Eighth Burren Annual ready for opening

The eighth Burren Annual exhibition opens on Saturday at the Burren College of Art in Ballyvaughan, Co Clare. Curated by Josephine Kelliher, the event features a collaborative project from artist Marie Hanlon and composer Rhona Clarke linking the visual arts and music. The exhibition features both individual and collective pieces, prompted by and developed in response to the unique environment of the Burren. 

Visual media and music are juxtaposed and balanced, each inspired by the same location. Although not all pieces are collaborative, there is a cohesion that is central to the exhibition and a strong dialogue between sound and image. A video work entitled Relic, is the result of close collaboration by both artists. The piece draws its visual material directly from the topography of the Burren. Initially sequences appear unconnected, but as the film progresses a pattern of cycles emerges: the cycle of the tides, the cycle of the seasons and ultimately the cycle of life and death. From this stark terrain a narrative is constructed, mainly through the use of detail and close-up.
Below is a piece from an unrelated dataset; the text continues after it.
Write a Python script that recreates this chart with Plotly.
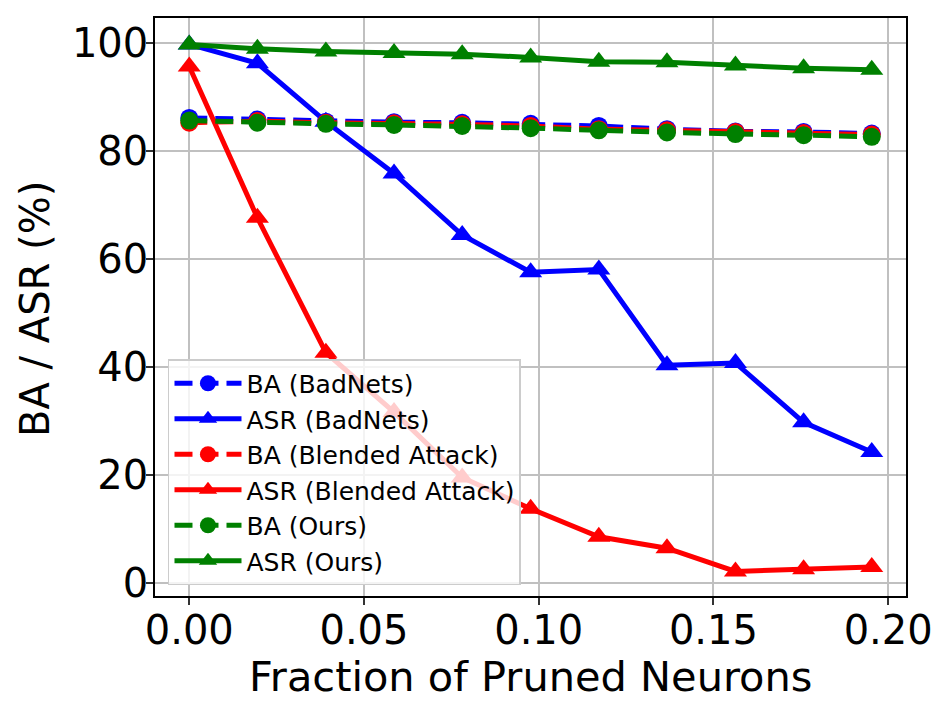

Images of rocks, pools and vegetation give way to rusting debris, alluding to both the passing of time and the human presence in the landscape. 

In the main gallery, Rhona Clarke shows three sound works, presented as individual pieces, to be experienced independently, intimately and in no particular sequence. As in the video, the raw material for these pieces was generated mainly by percussion instruments and then manipulated electronically. Clock-like wooden sounds and continuous motion are played out in simple lines. The works address time and space and in this sense provoke associations with the natural environment whilst also reflecting the linear nature of the drawings. The sounds have a textural affinity with the parched Burren limestone, but electronic sounds have replaced the ambient noises of nature. 

Marie Hanlon’s drawings take their lines from the unexpected as well as the obvious places:  wire, wood, water and fissured stones shaped over millennia. Visual referencing of hidden detail results in abstract as well as representational pieces. The palette is monochromatic and the style is at once both formal and free. This is an interpretation of place that will challenge the viewer’s perception. Hanlon also appropriates some found elements in this exhibition, honest quotations from the source, which manage to be both commonplace and exotic.

 The dialogical aesthetic formed from the merging of sound and visual disciplines opens a discourse that questions the possible and supports the autonomous work.  Exploring the same terrain by different means and experiencing the work in synchrony generates a new dimension. The work acknowledges its location, and draws upon the Burren’s ecosystem, contradictions and mysteries. It accurately conveys the largely unchanging features, despite the minutiae of natural and manmade alterations imposed over time and the silently shifting temporal nature of the panorama.